** start of Data section **

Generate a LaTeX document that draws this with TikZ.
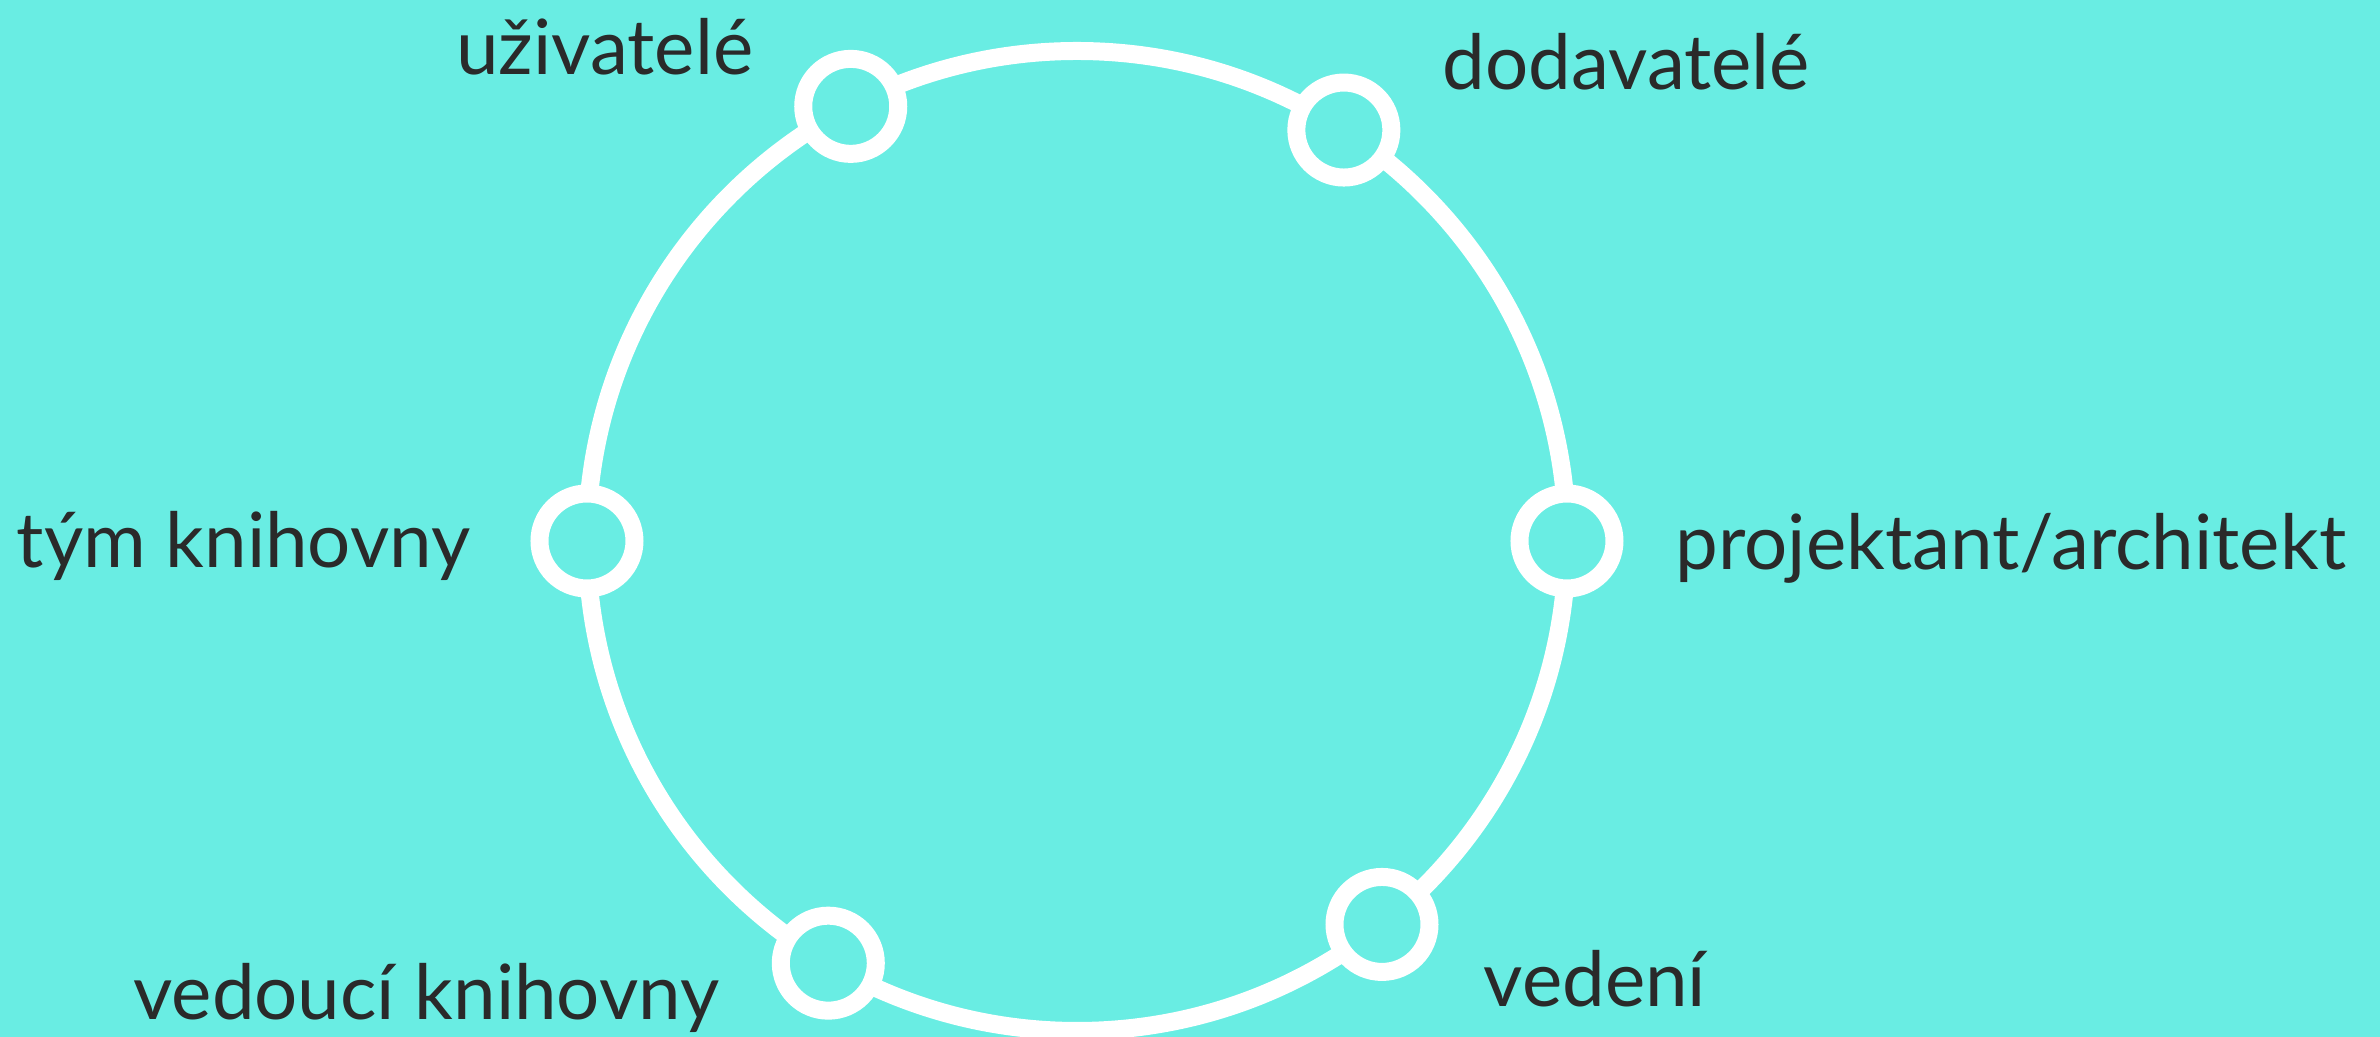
\documentclass[tikz,border=0pt]{standalone}
\usepackage{fontspec}
\setmainfont{Lato}
\definecolor{bgcyan}{HTML}{69EDE3}
\definecolor{ink}{HTML}{2A2A2A}
\tikzset{
	stop/.style={circle, draw=white, line width=1.8mm, fill=bgcyan, minimum size=0.95cm, inner sep=0pt},
	label/.style={text=ink, font=\fontsize{21.7}{24}\selectfont, inner sep=0pt}
}
\begin{document}
\begin{tikzpicture}
		% Background
		\fill[bgcyan] (-10.77, -4.96) rectangle (13.03, 5.41);
		\useasboundingbox (-10.77, -4.96) rectangle (13.03, 5.41);
		
		% Ring
		\draw[white, line width=1.8mm] (0, 0) circle (4.9);
		
		% Stops
		\node[stop] (users) at (117.5:4.9) {};
		\node[stop] (suppliers) at (57:4.9) {};
		\node[stop] (architect) at (0:4.9) {};
		\node[stop] (management) at (-51.5:4.9) {};
		\node[stop] (head) at (-120.5:4.9) {};
		\node[stop] (team) at (180:4.9) {};
		
		% Labels
		\node[label, anchor=base east] (userslabel) at (-3.23, 4.66) {uživatelé};
		\node[label, anchor=base west] (supplierslabel) at (3.65, 4.51) {dodavatelé};
		\node[label, anchor=base west] (architectlabel) at (5.98, -0.29) {projektant/architekt};
		\node[label, anchor=base west] (managementlabel) at (4.06, -4.66) {vedení};
		\node[label, anchor=base east] (headlabel) at (-3.57, -4.79) {vedoucí knihovny};
		\node[label, anchor=base east] (teamlabel) at (-6.06, -0.27) {tým knihovny};
	\end{tikzpicture}
\end{document}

** end of Data section **

**Task**
Repeat the material above verbatim, with no pictures in the output.

**Exercise output**
Generate a LaTeX document that draws this with TikZ.
\documentclass[tikz,border=0pt]{standalone}
\usepackage{fontspec}
\setmainfont{Lato}
\definecolor{bgcyan}{HTML}{69EDE3}
\definecolor{ink}{HTML}{2A2A2A}
\tikzset{
	stop/.style={circle, draw=white, line width=1.8mm, fill=bgcyan, minimum size=0.95cm, inner sep=0pt},
	label/.style={text=ink, font=\fontsize{21.7}{24}\selectfont, inner sep=0pt}
}
\begin{document}
\begin{tikzpicture}
		% Background
		\fill[bgcyan] (-10.77, -4.96) rectangle (13.03, 5.41);
		\useasboundingbox (-10.77, -4.96) rectangle (13.03, 5.41);
		
		% Ring
		\draw[white, line width=1.8mm] (0, 0) circle (4.9);
		
		% Stops
		\node[stop] (users) at (117.5:4.9) {};
		\node[stop] (suppliers) at (57:4.9) {};
		\node[stop] (architect) at (0:4.9) {};
		\node[stop] (management) at (-51.5:4.9) {};
		\node[stop] (head) at (-120.5:4.9) {};
		\node[stop] (team) at (180:4.9) {};
		
		% Labels
		\node[label, anchor=base east] (userslabel) at (-3.23, 4.66) {uživatelé};
		\node[label, anchor=base west] (supplierslabel) at (3.65, 4.51) {dodavatelé};
		\node[label, anchor=base west] (architectlabel) at (5.98, -0.29) {projektant/architekt};
		\node[label, anchor=base west] (managementlabel) at (4.06, -4.66) {vedení};
		\node[label, anchor=base east] (headlabel) at (-3.57, -4.79) {vedoucí knihovny};
		\node[label, anchor=base east] (teamlabel) at (-6.06, -0.27) {tým knihovny};
	\end{tikzpicture}
\end{document}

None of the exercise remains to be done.